## begin Data block

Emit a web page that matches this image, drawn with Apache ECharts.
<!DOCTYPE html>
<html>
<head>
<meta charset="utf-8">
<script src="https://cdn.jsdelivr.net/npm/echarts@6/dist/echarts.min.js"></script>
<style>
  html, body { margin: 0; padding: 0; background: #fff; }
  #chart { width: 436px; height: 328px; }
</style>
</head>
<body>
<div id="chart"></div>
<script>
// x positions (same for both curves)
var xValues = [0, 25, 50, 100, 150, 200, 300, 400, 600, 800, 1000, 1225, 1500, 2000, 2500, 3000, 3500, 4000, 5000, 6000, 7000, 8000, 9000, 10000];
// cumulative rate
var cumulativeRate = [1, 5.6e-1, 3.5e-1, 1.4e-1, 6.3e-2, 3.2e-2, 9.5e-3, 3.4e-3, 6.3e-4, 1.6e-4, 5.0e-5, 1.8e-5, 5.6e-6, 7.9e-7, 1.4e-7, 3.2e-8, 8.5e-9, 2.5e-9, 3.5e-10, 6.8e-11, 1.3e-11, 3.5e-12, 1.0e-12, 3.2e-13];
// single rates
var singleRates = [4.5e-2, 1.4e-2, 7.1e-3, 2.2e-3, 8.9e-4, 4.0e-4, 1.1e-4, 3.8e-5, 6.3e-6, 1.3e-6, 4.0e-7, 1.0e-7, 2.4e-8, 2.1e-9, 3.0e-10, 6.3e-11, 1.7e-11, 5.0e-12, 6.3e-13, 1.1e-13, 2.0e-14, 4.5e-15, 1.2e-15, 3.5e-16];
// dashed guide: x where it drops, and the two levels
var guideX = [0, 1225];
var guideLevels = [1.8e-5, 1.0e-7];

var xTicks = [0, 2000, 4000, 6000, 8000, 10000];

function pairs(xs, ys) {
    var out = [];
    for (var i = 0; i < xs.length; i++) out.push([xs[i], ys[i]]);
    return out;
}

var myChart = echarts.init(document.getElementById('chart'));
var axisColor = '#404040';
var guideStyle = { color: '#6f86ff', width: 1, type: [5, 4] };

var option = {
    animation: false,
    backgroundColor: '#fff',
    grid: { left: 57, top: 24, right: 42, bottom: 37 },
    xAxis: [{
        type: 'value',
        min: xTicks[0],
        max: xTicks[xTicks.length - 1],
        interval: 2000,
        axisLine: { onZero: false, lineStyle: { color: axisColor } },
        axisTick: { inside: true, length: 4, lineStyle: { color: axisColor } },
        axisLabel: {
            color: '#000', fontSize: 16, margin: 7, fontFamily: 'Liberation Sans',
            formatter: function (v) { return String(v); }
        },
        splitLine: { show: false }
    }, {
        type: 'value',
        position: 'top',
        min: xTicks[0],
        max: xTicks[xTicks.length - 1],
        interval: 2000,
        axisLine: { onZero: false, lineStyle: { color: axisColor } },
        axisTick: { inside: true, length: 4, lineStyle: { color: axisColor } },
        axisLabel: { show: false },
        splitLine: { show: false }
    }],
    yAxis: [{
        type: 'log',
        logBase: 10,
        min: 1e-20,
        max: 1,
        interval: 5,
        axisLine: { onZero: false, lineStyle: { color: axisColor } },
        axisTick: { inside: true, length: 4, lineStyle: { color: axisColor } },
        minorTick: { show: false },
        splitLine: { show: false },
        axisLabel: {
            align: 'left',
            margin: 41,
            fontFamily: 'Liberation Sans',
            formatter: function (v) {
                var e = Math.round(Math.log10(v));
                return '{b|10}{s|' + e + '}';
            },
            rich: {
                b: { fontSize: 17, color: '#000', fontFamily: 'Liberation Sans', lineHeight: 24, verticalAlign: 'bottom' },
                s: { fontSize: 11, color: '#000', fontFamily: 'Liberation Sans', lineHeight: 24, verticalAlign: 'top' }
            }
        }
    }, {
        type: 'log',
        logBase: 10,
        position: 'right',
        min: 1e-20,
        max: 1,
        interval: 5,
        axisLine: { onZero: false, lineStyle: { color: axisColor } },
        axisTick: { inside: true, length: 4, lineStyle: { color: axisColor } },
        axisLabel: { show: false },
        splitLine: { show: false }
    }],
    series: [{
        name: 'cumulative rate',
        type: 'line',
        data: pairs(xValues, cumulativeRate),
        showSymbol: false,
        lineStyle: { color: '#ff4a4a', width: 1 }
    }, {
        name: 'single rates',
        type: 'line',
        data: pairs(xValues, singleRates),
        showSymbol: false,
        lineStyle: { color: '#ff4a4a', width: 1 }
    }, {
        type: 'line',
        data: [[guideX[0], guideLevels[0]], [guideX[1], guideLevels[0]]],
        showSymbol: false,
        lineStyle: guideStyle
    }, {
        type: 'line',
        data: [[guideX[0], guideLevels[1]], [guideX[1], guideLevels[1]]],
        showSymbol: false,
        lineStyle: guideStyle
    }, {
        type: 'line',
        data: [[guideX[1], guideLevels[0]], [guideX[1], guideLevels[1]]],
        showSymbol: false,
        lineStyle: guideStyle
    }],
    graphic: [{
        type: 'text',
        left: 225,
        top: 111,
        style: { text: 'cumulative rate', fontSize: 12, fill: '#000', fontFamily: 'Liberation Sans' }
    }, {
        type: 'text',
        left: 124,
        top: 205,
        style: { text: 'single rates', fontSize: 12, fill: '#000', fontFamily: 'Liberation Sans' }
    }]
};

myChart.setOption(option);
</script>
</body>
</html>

## end Data block

All of the data needs to be printed once more, exactly.

_Output of the task_.
Emit a web page that matches this image, drawn with Apache ECharts.
<!DOCTYPE html>
<html>
<head>
<meta charset="utf-8">
<script src="https://cdn.jsdelivr.net/npm/echarts@6/dist/echarts.min.js"></script>
<style>
  html, body { margin: 0; padding: 0; background: #fff; }
  #chart { width: 436px; height: 328px; }
</style>
</head>
<body>
<div id="chart"></div>
<script>
// x positions (same for both curves)
var xValues = [0, 25, 50, 100, 150, 200, 300, 400, 600, 800, 1000, 1225, 1500, 2000, 2500, 3000, 3500, 4000, 5000, 6000, 7000, 8000, 9000, 10000];
// cumulative rate
var cumulativeRate = [1, 5.6e-1, 3.5e-1, 1.4e-1, 6.3e-2, 3.2e-2, 9.5e-3, 3.4e-3, 6.3e-4, 1.6e-4, 5.0e-5, 1.8e-5, 5.6e-6, 7.9e-7, 1.4e-7, 3.2e-8, 8.5e-9, 2.5e-9, 3.5e-10, 6.8e-11, 1.3e-11, 3.5e-12, 1.0e-12, 3.2e-13];
// single rates
var singleRates = [4.5e-2, 1.4e-2, 7.1e-3, 2.2e-3, 8.9e-4, 4.0e-4, 1.1e-4, 3.8e-5, 6.3e-6, 1.3e-6, 4.0e-7, 1.0e-7, 2.4e-8, 2.1e-9, 3.0e-10, 6.3e-11, 1.7e-11, 5.0e-12, 6.3e-13, 1.1e-13, 2.0e-14, 4.5e-15, 1.2e-15, 3.5e-16];
// dashed guide: x where it drops, and the two levels
var guideX = [0, 1225];
var guideLevels = [1.8e-5, 1.0e-7];

var xTicks = [0, 2000, 4000, 6000, 8000, 10000];

function pairs(xs, ys) {
    var out = [];
    for (var i = 0; i < xs.length; i++) out.push([xs[i], ys[i]]);
    return out;
}

var myChart = echarts.init(document.getElementById('chart'));
var axisColor = '#404040';
var guideStyle = { color: '#6f86ff', width: 1, type: [5, 4] };

var option = {
    animation: false,
    backgroundColor: '#fff',
    grid: { left: 57, top: 24, right: 42, bottom: 37 },
    xAxis: [{
        type: 'value',
        min: xTicks[0],
        max: xTicks[xTicks.length - 1],
        interval: 2000,
        axisLine: { onZero: false, lineStyle: { color: axisColor } },
        axisTick: { inside: true, length: 4, lineStyle: { color: axisColor } },
        axisLabel: {
            color: '#000', fontSize: 16, margin: 7, fontFamily: 'Liberation Sans',
            formatter: function (v) { return String(v); }
        },
        splitLine: { show: false }
    }, {
        type: 'value',
        position: 'top',
        min: xTicks[0],
        max: xTicks[xTicks.length - 1],
        interval: 2000,
        axisLine: { onZero: false, lineStyle: { color: axisColor } },
        axisTick: { inside: true, length: 4, lineStyle: { color: axisColor } },
        axisLabel: { show: false },
        splitLine: { show: false }
    }],
    yAxis: [{
        type: 'log',
        logBase: 10,
        min: 1e-20,
        max: 1,
        interval: 5,
        axisLine: { onZero: false, lineStyle: { color: axisColor } },
        axisTick: { inside: true, length: 4, lineStyle: { color: axisColor } },
        minorTick: { show: false },
        splitLine: { show: false },
        axisLabel: {
            align: 'left',
            margin: 41,
            fontFamily: 'Liberation Sans',
            formatter: function (v) {
                var e = Math.round(Math.log10(v));
                return '{b|10}{s|' + e + '}';
            },
            rich: {
                b: { fontSize: 17, color: '#000', fontFamily: 'Liberation Sans', lineHeight: 24, verticalAlign: 'bottom' },
                s: { fontSize: 11, color: '#000', fontFamily: 'Liberation Sans', lineHeight: 24, verticalAlign: 'top' }
            }
        }
    }, {
        type: 'log',
        logBase: 10,
        position: 'right',
        min: 1e-20,
        max: 1,
        interval: 5,
        axisLine: { onZero: false, lineStyle: { color: axisColor } },
        axisTick: { inside: true, length: 4, lineStyle: { color: axisColor } },
        axisLabel: { show: false },
        splitLine: { show: false }
    }],
    series: [{
        name: 'cumulative rate',
        type: 'line',
        data: pairs(xValues, cumulativeRate),
        showSymbol: false,
        lineStyle: { color: '#ff4a4a', width: 1 }
    }, {
        name: 'single rates',
        type: 'line',
        data: pairs(xValues, singleRates),
        showSymbol: false,
        lineStyle: { color: '#ff4a4a', width: 1 }
    }, {
        type: 'line',
        data: [[guideX[0], guideLevels[0]], [guideX[1], guideLevels[0]]],
        showSymbol: false,
        lineStyle: guideStyle
    }, {
        type: 'line',
        data: [[guideX[0], guideLevels[1]], [guideX[1], guideLevels[1]]],
        showSymbol: false,
        lineStyle: guideStyle
    }, {
        type: 'line',
        data: [[guideX[1], guideLevels[0]], [guideX[1], guideLevels[1]]],
        showSymbol: false,
        lineStyle: guideStyle
    }],
    graphic: [{
        type: 'text',
        left: 225,
        top: 111,
        style: { text: 'cumulative rate', fontSize: 12, fill: '#000', fontFamily: 'Liberation Sans' }
    }, {
        type: 'text',
        left: 124,
        top: 205,
        style: { text: 'single rates', fontSize: 12, fill: '#000', fontFamily: 'Liberation Sans' }
    }]
};

myChart.setOption(option);
</script>
</body>
</html>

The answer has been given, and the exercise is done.